Elvina Willems was one-third of the singing “ladies trio” at PBI, which would become Pacific College in 1960 and Fresno Pacific University in 1997. The trio made the road trip with others from PBI to visit Mennonite churches in Oregon, Washington and British Columbia. Their goal: spread the word about the school, which had opened in 1944.
Willems – who was Elvina Epp then – is one of five living members of the charter class. The others are Joanne Becker Frantz of San Luis Obispo, Ruth Huebert Braun of Canada and Anna Fast Enns and Bob Willems, both of Reedley. Elvina Willems, who’s 95 and lives in Reedley, doesn’t remember some details about PBI, but she’s clear on how she came to enroll in 1944. Her pastor, George B. Huebert of the Reedley Mennonite Brethren Church, paid her way. “I wanted to go, and my parents couldn’t afford to do it,” Willems says. She lived in a dormitory, where room and board for a semester was about $200.
Joy in singing
The Pacific District Conference of Mennonite Brethren Churches opened PBI near downtown Fresno on September 18, 1944, with brief remarks, a prayer and one stanza of “What A Friend We Have In Jesus.” Willems, a soprano, would have willingly added her voice to the hymn – she’d started singing as a little girl. “When I was 3, my mother took me on stage at church, and I sang a solo,” she recalls.
Twenty of the first 28 students were women, and many had part-time jobs. Willems worked behind the candy counter at the Kress 5-10-
25 Cent Store, and later at another sweet spot: Wilson’s Confectionary. She chuckles when reminded of those jobs: “Well, in your early days, you do all kinds of dumb stuff,” she says.
The music program – led by Professor Otto Richert – was her favorite part of PBI, and she had several opportunities to sing on special occasions. There was the 1946 road trip to the Pacific Northwest churches, which offered “cordial receptions” to the visitors from Fresno, according to the school paper. And that same spring, Willems performed a solo when PBI’s Oratorio Society presented the sacred “Hymn of Praise” at her home church in Reedley. Of that performance, the paper reported, “It is the hope of the society that someone may have been blessed.”
Then on June 6, 1946, Willems was the only student soloist at PBI’s first commencement. She was one of eight women graduating from the two- year general course; her class had chosen as its motto: “Not I, but Christ.”
A place in FPU’s history
Willems returned to Reedley after graduation to get married. She’d met Harry Willems at church when she was 17 and fell in love. “He’s a special person,” she says.

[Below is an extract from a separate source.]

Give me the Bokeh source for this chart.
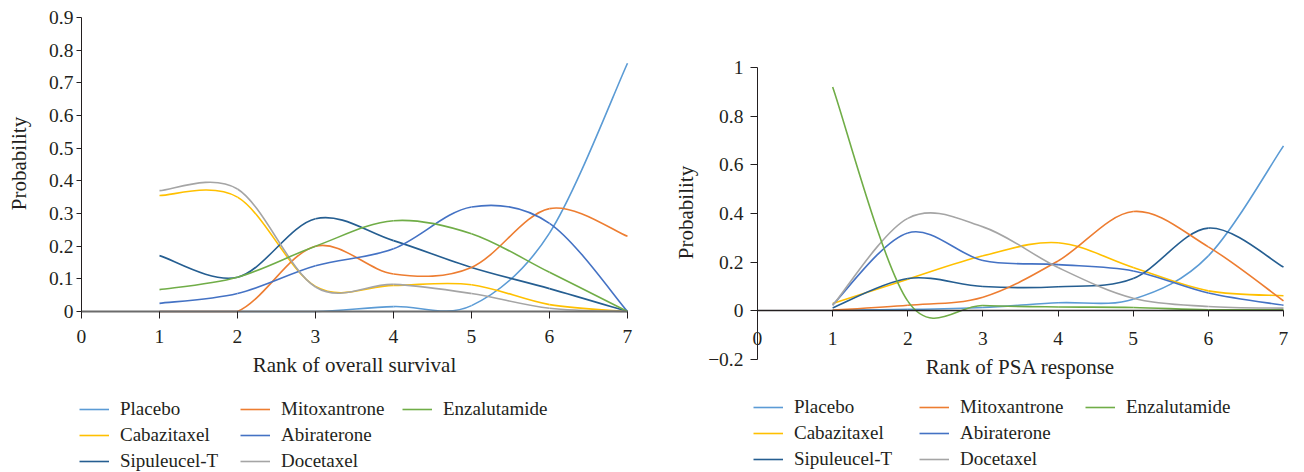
from bokeh.plotting import figure
from bokeh.layouts import row
from bokeh.models import Legend, LegendItem, FixedTicker, Range1d, Label
from bokeh.embed import file_html
from bokeh.resources import INLINE

# ---------------- data ----------------
ranks = [1, 2, 3, 4, 5, 6, 7]
series_names = ["Placebo", "Cabazitaxel", "Sipuleucel-T", "Mitoxantrone",
                "Abiraterone", "Docetaxel", "Enzalutamide"]
series_colors = ["#5B9BD5", "#FFC000", "#255E91", "#ED7D31",
                 "#4472C4", "#A5A5A5", "#70AD47"]

# Rank of overall survival
os_placebo = [0.0, 0.0, 0.0, 0.015, 0.018, 0.24, 0.76]
os_cabazitaxel = [0.355, 0.35, 0.077, 0.08, 0.082, 0.021, 0.0]
os_sipuleucel = [0.171, 0.105, 0.284, 0.217, 0.135, 0.07, 0.0]
os_mitoxantrone = [0.0, 0.0, 0.2, 0.115, 0.135, 0.315, 0.23]
os_abiraterone = [0.025, 0.055, 0.14, 0.192, 0.32, 0.27, 0.0]
os_docetaxel = [0.37, 0.375, 0.075, 0.083, 0.055, 0.01, 0.0]
os_enzalutamide = [0.067, 0.105, 0.2, 0.278, 0.238, 0.12, 0.0]

# Rank of PSA response
psa_placebo = [0.003, 0.006, 0.014, 0.033, 0.048, 0.226, 0.678]
psa_cabazitaxel = [0.03, 0.13, 0.226, 0.28, 0.178, 0.082, 0.062]
psa_sipuleucel = [0.012, 0.133, 0.1, 0.099, 0.133, 0.34, 0.18]
psa_mitoxantrone = [0.003, 0.023, 0.056, 0.205, 0.408, 0.263, 0.041]
psa_abiraterone = [0.025, 0.32, 0.207, 0.19, 0.164, 0.073, 0.023]
psa_docetaxel = [0.022, 0.38, 0.345, 0.178, 0.052, 0.018, 0.011]
psa_enzalutamide = [0.92, 0.04, 0.022, 0.016, 0.014, 0.004, 0.004]

x_ticks = [0, 1, 2, 3, 4, 5, 6, 7]
os_y_ticks = [0, 0.1, 0.2, 0.3, 0.4, 0.5, 0.6, 0.7, 0.8, 0.9]
os_y_labels = ["0", "0.1", "0.2", "0.3", "0.4", "0.5", "0.6", "0.7", "0.8", "0.9"]
psa_y_ticks = [-0.2, 0, 0.2, 0.4, 0.6, 0.8, 1]
psa_y_labels = ["\u22120.2", "0", "0.2", "0.4", "0.6", "0.8", "1"]
y_title = "Probability"
os_x_title = "Rank of overall survival"
psa_x_title = "Rank of PSA response"

os_series = [os_placebo, os_cabazitaxel, os_sipuleucel, os_mitoxantrone,
             os_abiraterone, os_docetaxel, os_enzalutamide]
psa_series = [psa_placebo, psa_cabazitaxel, psa_sipuleucel, psa_mitoxantrone,
              psa_abiraterone, psa_docetaxel, psa_enzalutamide]

FONT = "'Liberation Serif', 'Times New Roman', serif"
TXT = "#231f20"


def smooth_segments(xs, ys):
    """Catmull-Rom style smoothing (like a spreadsheet 'smoothed line') -> bezier segments.
    A segment whose two end values are equal is kept flat."""
    n = len(xs)
    out = dict(x0=[], y0=[], x1=[], y1=[], cx0=[], cy0=[], cx1=[], cy1=[])
    for i in range(n - 1):
        im = max(i - 1, 0)
        ip = min(i + 2, n - 1)
        out["x0"].append(xs[i]); out["y0"].append(ys[i])
        out["x1"].append(xs[i + 1]); out["y1"].append(ys[i + 1])
        out["cx0"].append(xs[i] + (xs[i + 1] - xs[im]) / 6.0)
        out["cx1"].append(xs[i + 1] - (xs[ip] - xs[i]) / 6.0)
        if ys[i] == ys[i + 1]:
            out["cy0"].append(ys[i])
            out["cy1"].append(ys[i + 1])
        else:
            out["cy0"].append(ys[i] + (ys[i + 1] - ys[im]) / 6.0)
            out["cy1"].append(ys[i + 1] - (ys[ip] - ys[i]) / 6.0)
    return out


def make_chart(width, data, x_range, y_range, y_bounds, y_ticks, y_labels, x_title,
               xaxis_style, tick_cfg, legend_cfg, title_pos):
    p = figure(width=width, height=472, output_backend="svg", toolbar_location=None,
               x_range=Range1d(*x_range), y_range=Range1d(*y_range),
               min_border_left=0, min_border_right=0,
               min_border_top=0, min_border_bottom=0)
    p.outline_line_color = None
    p.grid.visible = False
    p.background_fill_color = "white"
    p.border_fill_color = "white"

    renderers = []
    for name, color, ys in zip(series_names, series_colors, data):
        seg = smooth_segments(ranks, ys)
        r = p.bezier(x0="x0", y0="y0", x1="x1", y1="y1", cx0="cx0", cy0="cy0",
                     cx1="cx1", cy1="cy1", source=seg, line_color=color, line_width=1.6)
        renderers.append(r)

    xa = p.xaxis[0]
    xa.fixed_location = 0
    xa.bounds = (0, 7)
    xa.ticker = FixedTicker(ticks=x_ticks)
    xa.major_label_text_font = FONT
    xa.major_label_text_font_size = "19.5px"
    xa.major_label_text_color = TXT
    xa.major_tick_in = 0
    xa.major_tick_out = tick_cfg["xt"]
    xa.minor_tick_line_color = None
    xa.major_label_standoff = tick_cfg["xls"]
    xa.axis_line_color = xaxis_style[0]
    xa.axis_line_width = xaxis_style[1]
    xa.major_tick_line_color = TXT

    ya = p.yaxis[0]
    ya.fixed_location = 0
    ya.bounds = y_bounds
    ya.ticker = FixedTicker(ticks=y_ticks)
    ya.major_label_overrides = {t: l for t, l in zip(y_ticks, y_labels)}
    ya.major_label_text_font = FONT
    ya.major_label_text_font_size = "19.5px"
    ya.major_label_text_color = TXT
    ya.major_tick_in = 0
    ya.major_tick_out = tick_cfg["yt"]
    ya.minor_tick_line_color = None
    ya.major_label_standoff = tick_cfg["yls"]
    ya.axis_line_color = TXT
    ya.major_tick_line_color = TXT

    (yx, yy), (xx, xy) = title_pos
    p.add_layout(Label(x=yx, y=yy, x_units="screen", y_units="screen", text=y_title,
                       angle=90, angle_units="deg", text_align="center",
                       text_baseline="middle", text_font=FONT,
                       text_font_size="21px", text_color=TXT))
    p.add_layout(Label(x=xx, y=xy, x_units="screen", y_units="screen", text=x_title,
                       text_align="center", text_baseline="alphabetic", text_font=FONT,
                       text_font_size="21px", text_color=TXT))

    # legend: three columns, each its own legend box
    cols = [[0, 1, 2], [3, 4, 5], [6]]
    for ci, idxs in enumerate(cols):
        items = [LegendItem(label=series_names[i], renderers=[renderers[i]]) for i in idxs]
        lg = Legend(items=items, location=legend_cfg[ci], orientation="vertical",
                    border_line_color=None, background_fill_alpha=0,
                    label_text_font=FONT, label_text_font_size="19px",
                    label_text_color=TXT, glyph_width=30, glyph_height=22,
                    label_height=22, label_standoff=11, spacing=4,
                    padding=0, margin=0)
        p.add_layout(lg, "center")
    return p


left = make_chart(
    660, os_series, (-1.03846, 7.42308), (-0.49286, 0.95204), (0, 0.9),
    os_y_ticks, os_y_labels, os_x_title, xaxis_style=("#6b6b6b", 2.2),
    tick_cfg=dict(xt=7, xls=12, yt=5, yls=3),
    legend_cfg=[(79, 0), (240, 0), (402, 52)],
    title_pos=((18, 309), (354, 108)))

right = make_chart(
    644, psa_series, (-1.29087, 7.27947), (-0.66438, 1.27534), (-0.2, 1),
    psa_y_ticks, psa_y_labels, psa_x_title, xaxis_style=("#231f20", 1.3),
    tick_cfg=dict(xt=6, xls=15, yt=7, yls=7),
    legend_cfg=[(93, 2), (259, 2), (425, 54)],
    title_pos=((25, 260), (360, 106)))

layout = row(left, right)
open("out.html", "w").write(file_html(layout, INLINE))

He built her a house before their wedding, and when they returned from their honeymoon, they had only a mattress to sleep on. Some memories, it seems, never fade. The Willems have five children: James and Paul, both of Kingsburg; Randy of Napa; and Connie Koop and Sandra Reimer, both of Bakersfield. The Willems also have nine grandchildren and 15 great-grandchildren. Harry Willems is 100.
Willems smiles when reminded she made history as one of the first students and first graduates in the history of FPU, but confesses: “I haven’t thought much about that. I had a family to raise. But Fresno Pacific was a good, interesting part of my life.”